Finding My Home (Part 1)
We recently bought our first house.
It’s an adorable little brick rambler, built in 1955, with four rooms, one and three-fourths baths (yes, that’s right, one and three-fourths baths), a teeny tiny garage, and a huge back yard. And I freaking love it.
We can see the seams in some of the drywall, the downstairs bathroom isn’t finished, the microwave buzzes really loudly when we use it, the breakers occasionally flip while watching TV and heating something up at the same time. And I freaking love it.
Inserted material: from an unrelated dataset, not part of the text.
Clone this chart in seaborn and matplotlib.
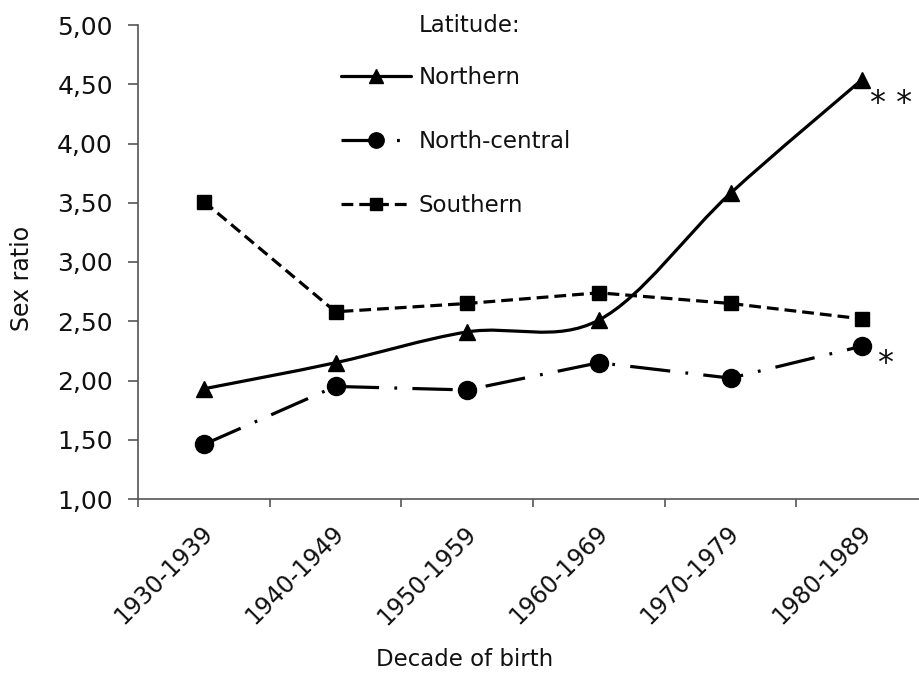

Now, I have no doubt that this feeling will go away the first time my water heater breaks, or a pipe bursts in my basement causing it to flood, but that hasn’t happened yet. For now, I’m basking in this awesome feeling of homeownership because I’ve wanted it for a long time, and it took me a long time to achieve it.
At one point, I was convinced that this dream of homeownership was never going to happen. We didn’t have the money, we didn’t have the credit scores, we didn’t have the energy, we weren’t capable of making big decisions, it was never the right time, our kids were too old, we were too old, the industry was too complex, we weren’t smart enough, we didn’t know words like “qualifying ratio,” or “escrow,” or “amortization,” or “balloon,” or “back-end debt-to-income ratio,” or “cap,” or “market,” or “FHA,” so it was too much, too big, too late, and the sooner I could just accept that, the easier my life would be.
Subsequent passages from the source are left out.